Someone seems to have left the exit door at GRP wide open; much of the label's talent, including some big names such as Lee Ritenour, Chick Corea, Gary Burton, and Dave Valentin, seems to be bolting as soon as they fulfill their current contracts. However, George Benson has just left his home for the past twenty years, Warner Brothers, and joined GRP. This may be largely due to the fact that super-producer Tommy LiPuma, who produced many of George Benson's classics, is now at the reins of GRP.
Whatever the case, I was anxious to see if Benson and LiPuma could produce a new-label debut to match Benson's Warner debut, Breezin', one of the classic and best-selling contemporary jazz albums of all time.
There's plenty of quality here this is one of the best albums George Benson has put out in a long time. There's more emphasis on his expert guitar playing, which has been sadly underplayed on many of his recent albums. He's also in fine vocal form on four of the ten tunes, and he takes some of his wild trademark guitar-and-scat solo rides on others. As on many of Benson's better works, this album blends the best of smooth R&B and groovin' contemporary jazz.

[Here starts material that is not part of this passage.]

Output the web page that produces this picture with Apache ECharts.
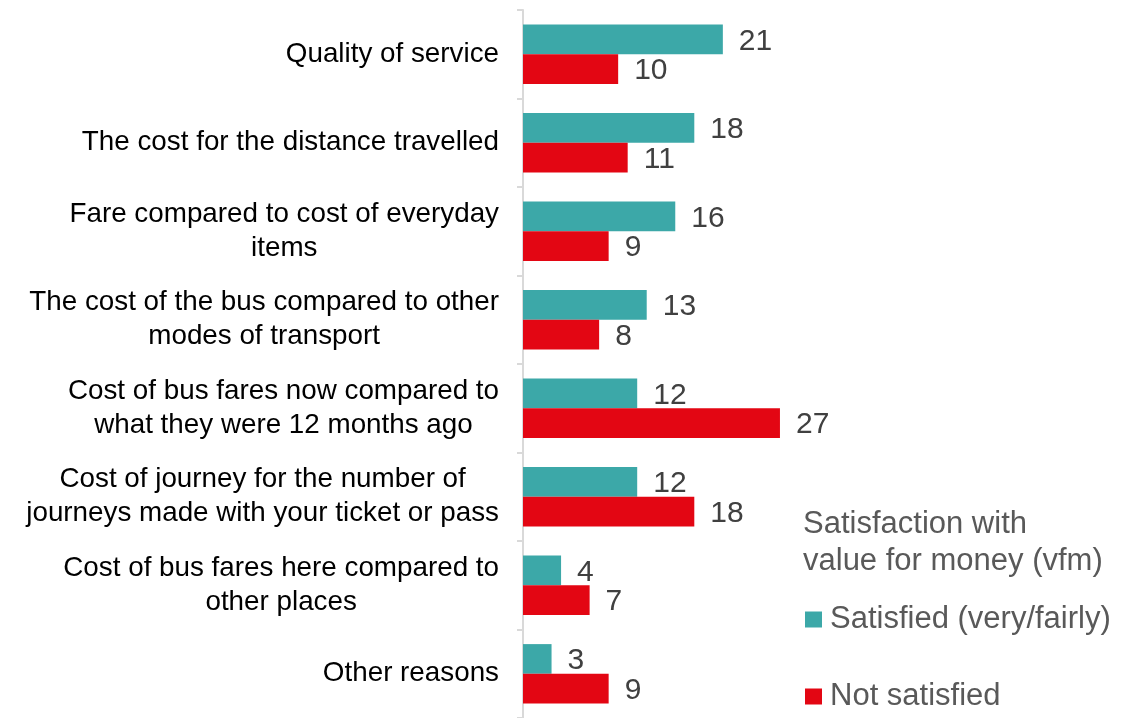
<!DOCTYPE html>
<html lang="en">

<head>
  <meta charset="UTF-8">
  <script src="https://cdn.jsdelivr.net/npm/echarts@6.0.0/dist/echarts.min.js"></script>
  <title>Satisfaction with value for money</title>
  <style>
    html, body { margin: 0; padding: 0; background: #fff; }
    .container { width: 1141px; height: 718px; }
  </style>
</head>

<body>
  <div class="container"></div>

  <script>
    const categories = [
      "Quality of service",
      "The cost for the distance travelled",
      "Fare compared to cost of everyday\nitems",
      "The cost of the bus compared to other\nmodes of transport",
      "Cost of bus fares now compared to\nwhat they were 12 months ago",
      "Cost of journey for the number of\njourneys made with your ticket or pass",
      "Cost of bus fares here compared to\nother places",
      "Other reasons",
    ];
    const satisfied = [21, 18, 16, 13, 12, 12, 4, 3];
    const notSatisfied = [10, 11, 9, 8, 27, 18, 7, 9];

    const font = "Liberation Sans, Arial, sans-serif";

    const valueLabel = {
      show: true,
      position: "right",
      distance: 16,
      offset: [0, 2],
      fontSize: 30,
      fontFamily: font,
      color: "#404040",
    };

    const chart = echarts.init(document.querySelector(".container"));
    const options = {
      animation: false,
      title: {
        text: "Satisfaction with\nvalue for money (vfm)",
        left: 803,
        top: 506,
        padding: 0,
        textStyle: {
          fontSize: 31,
          fontWeight: "normal",
          fontFamily: font,
          color: "#595959",
          lineHeight: 37,
        },
      },
      color: ["#3CA8A8", "#E30613"],
      legend: {
        orient: "vertical",
        left: 805,
        top: 604,
        padding: 0,
        icon: "rect",
        itemWidth: 17,
        itemHeight: 16,
        itemGap: 46,
        textStyle: {
          fontSize: 31,
          fontFamily: font,
          color: "#595959",
          padding: [0, 0, 0, 3],
        },
        data: ["Satisfied (very/fairly)", "Not satisfied"],
      },
      grid: {
        left: 523,
        top: 10,
        bottom: 0,
        right: 47,
      },
      xAxis: {
        type: "value",
        min: 0,
        max: 60,
        show: false,
      },
      yAxis: {
        type: "category",
        inverse: true,
        data: categories,
        axisLine: { show: true, lineStyle: { color: "#d9d9d9", width: 2 } },
        axisTick: { show: true, length: 6, lineStyle: { color: "#d9d9d9", width: 2 } },
        axisLabel: {
          margin: 24,
          formatter: (v) => v.split("\n").map((l) => "{c|" + l + "}").join("\n"),
          rich: {
            c: {
              align: "center",
              fontSize: 27.8,
              lineHeight: 34,
              fontFamily: font,
              color: "#000",
            },
          },
        },
      },
      series: [
        {
          name: "Satisfied (very/fairly)",
          type: "bar",
          data: satisfied,
          barCategoryGap: "33%",
          barGap: "0%",
          label: valueLabel,
        },
        {
          name: "Not satisfied",
          type: "bar",
          data: notSatisfied,
          barCategoryGap: "33%",
          barGap: "0%",
          label: valueLabel,
        },
      ],
    };

    chart.setOption(options);
  </script>
</body>

</html>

The core unit on most of the tunes is co-producer Ricky Peterson on keyboards, organ, and drum programming, Paul Peterson on bass and rhythm guitar, Michael Bland on drums, and Benson on lead guitar and vocals. Real strings grace seven tunes. But then there's the drum machines. If you've been reading my reviews for awhile, you know that I'm really getting to detest these things. At least there are real drums happening as well, and touches like the gritty, soulful organ and live strings help to save the day.